Effects of quantization on random telegraph signals observed in deep-submicron MOSFETs

Random telegraph signals (RTS) have been investigated in the drain to source voltage of W_eff×L_eff=1.37×0.17 μm² medium-doped drain (MDD) n-type MOSFETs. The emission (τ_e) and capture (τ_c) times of the probed trap were studied as a function of gate voltage as well as substrate voltage. The small size and high doping density of the n-MOSFETs studied create a strong electric field in the MOSFET inversion layer, which makes the surface conduction band split into discrete energy levels. Therefore, modified expressions of τ_e and τ_c including the influence of bulk bias (V_SB), which changes the degree of quantization, are presented.

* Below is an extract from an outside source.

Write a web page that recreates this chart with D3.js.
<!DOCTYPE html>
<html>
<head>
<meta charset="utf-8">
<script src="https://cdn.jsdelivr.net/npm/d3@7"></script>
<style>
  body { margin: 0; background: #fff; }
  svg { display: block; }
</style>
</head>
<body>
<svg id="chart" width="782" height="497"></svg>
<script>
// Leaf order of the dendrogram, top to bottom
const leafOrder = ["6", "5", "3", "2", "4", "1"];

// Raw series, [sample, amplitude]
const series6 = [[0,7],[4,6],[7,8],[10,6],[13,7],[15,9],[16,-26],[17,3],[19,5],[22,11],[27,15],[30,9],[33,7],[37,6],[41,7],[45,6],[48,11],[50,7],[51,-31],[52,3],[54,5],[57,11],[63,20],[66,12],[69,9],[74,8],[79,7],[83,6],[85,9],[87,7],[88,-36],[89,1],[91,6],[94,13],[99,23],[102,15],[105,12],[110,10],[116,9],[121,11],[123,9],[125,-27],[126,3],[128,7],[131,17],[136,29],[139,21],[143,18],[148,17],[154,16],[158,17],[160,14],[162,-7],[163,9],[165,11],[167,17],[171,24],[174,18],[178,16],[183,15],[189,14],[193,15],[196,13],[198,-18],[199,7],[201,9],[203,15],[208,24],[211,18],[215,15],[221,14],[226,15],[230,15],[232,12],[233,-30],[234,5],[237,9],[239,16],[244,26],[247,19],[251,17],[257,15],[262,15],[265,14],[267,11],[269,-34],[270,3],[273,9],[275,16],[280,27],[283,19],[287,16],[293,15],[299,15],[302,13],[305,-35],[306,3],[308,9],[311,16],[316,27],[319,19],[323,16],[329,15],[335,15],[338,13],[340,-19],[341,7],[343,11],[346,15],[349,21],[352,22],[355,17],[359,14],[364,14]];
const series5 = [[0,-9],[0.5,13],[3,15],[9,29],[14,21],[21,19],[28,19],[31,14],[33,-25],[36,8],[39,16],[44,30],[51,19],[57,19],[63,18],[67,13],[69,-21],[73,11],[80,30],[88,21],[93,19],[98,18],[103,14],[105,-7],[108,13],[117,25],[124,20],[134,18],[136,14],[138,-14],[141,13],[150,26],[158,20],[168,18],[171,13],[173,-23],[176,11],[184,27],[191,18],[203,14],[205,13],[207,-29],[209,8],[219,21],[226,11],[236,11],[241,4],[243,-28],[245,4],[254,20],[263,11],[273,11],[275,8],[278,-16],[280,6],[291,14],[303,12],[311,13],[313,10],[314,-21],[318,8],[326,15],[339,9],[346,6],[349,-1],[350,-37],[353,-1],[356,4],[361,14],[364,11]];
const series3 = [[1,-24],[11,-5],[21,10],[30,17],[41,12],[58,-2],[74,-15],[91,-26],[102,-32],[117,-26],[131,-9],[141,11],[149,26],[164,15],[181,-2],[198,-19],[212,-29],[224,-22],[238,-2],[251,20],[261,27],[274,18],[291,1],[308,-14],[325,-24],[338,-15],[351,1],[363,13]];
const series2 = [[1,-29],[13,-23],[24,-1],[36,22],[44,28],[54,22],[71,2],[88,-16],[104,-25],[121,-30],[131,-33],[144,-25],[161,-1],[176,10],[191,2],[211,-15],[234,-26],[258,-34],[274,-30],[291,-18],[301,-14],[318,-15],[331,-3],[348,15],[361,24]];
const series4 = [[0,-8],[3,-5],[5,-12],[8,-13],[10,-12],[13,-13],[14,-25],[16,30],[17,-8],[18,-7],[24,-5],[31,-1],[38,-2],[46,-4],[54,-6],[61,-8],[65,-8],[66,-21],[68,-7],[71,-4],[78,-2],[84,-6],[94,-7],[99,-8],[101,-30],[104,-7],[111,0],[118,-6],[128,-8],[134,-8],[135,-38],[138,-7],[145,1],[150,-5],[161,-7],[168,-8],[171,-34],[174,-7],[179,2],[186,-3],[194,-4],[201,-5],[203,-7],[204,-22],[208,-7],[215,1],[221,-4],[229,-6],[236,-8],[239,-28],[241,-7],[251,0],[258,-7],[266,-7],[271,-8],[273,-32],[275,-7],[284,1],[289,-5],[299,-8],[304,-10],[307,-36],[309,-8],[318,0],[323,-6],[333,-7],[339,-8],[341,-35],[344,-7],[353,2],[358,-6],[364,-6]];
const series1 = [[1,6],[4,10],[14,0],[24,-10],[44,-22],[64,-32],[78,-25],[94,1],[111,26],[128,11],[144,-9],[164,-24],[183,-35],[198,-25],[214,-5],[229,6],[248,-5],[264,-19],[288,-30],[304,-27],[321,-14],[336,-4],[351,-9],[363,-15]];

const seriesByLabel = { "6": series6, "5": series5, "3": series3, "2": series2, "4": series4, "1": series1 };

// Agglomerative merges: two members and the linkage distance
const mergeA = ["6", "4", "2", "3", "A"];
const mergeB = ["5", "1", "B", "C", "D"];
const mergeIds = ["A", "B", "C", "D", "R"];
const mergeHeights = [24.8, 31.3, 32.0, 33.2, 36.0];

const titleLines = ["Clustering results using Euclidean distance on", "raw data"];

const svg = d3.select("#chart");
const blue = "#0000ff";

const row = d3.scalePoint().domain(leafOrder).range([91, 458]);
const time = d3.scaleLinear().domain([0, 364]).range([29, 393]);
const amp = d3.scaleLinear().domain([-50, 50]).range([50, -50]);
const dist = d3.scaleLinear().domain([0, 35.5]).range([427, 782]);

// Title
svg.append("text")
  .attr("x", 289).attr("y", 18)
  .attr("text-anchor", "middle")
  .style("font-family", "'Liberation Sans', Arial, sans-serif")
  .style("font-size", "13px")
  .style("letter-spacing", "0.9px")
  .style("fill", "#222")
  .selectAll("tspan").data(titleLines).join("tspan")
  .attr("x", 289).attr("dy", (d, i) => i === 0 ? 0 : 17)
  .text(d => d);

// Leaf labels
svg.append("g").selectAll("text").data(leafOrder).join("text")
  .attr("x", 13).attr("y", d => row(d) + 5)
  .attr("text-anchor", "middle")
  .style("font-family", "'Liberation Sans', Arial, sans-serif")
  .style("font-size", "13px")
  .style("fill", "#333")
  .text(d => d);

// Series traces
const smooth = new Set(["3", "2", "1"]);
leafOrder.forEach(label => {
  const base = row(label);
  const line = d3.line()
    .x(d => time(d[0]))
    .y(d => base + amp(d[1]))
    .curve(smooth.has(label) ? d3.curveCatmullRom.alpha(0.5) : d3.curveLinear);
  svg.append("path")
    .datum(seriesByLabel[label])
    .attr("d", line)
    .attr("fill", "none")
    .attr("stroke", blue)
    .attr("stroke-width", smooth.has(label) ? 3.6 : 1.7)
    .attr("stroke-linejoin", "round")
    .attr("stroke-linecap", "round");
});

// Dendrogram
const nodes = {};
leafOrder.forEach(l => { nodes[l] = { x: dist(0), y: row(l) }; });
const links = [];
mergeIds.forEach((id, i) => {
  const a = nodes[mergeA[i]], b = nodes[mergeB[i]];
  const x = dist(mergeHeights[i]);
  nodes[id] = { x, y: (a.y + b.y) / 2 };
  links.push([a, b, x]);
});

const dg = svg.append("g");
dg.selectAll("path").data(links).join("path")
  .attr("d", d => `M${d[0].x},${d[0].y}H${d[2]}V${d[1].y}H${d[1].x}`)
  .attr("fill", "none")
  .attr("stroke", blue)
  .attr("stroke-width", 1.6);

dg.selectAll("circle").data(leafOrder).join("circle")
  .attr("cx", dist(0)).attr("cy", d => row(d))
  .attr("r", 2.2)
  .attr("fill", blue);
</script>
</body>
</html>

The trap position in the oxide with respect to the Si–SiO₂ interface, and the trap energy, were calculated from the gate voltage dependence of the emission and capture times under different bulk bias conditions. The behavior of the emission and capture times predicted by the two-dimensional (2D) surface quantization effects is in qualitative agreement with the experimental results. The RTS amplitude (ΔV_DS/V_DS) shows a positive dependence on V_SB. The coefficient α for screened oxide charge scattering was calculated at different gate voltages and bulk bias from the RTS amplitude. In addition, the theoretical calculation of the scattering coefficient α, using a 2D surface mobility fluctuation model, was presented, which shows a good agreement with the experimental data.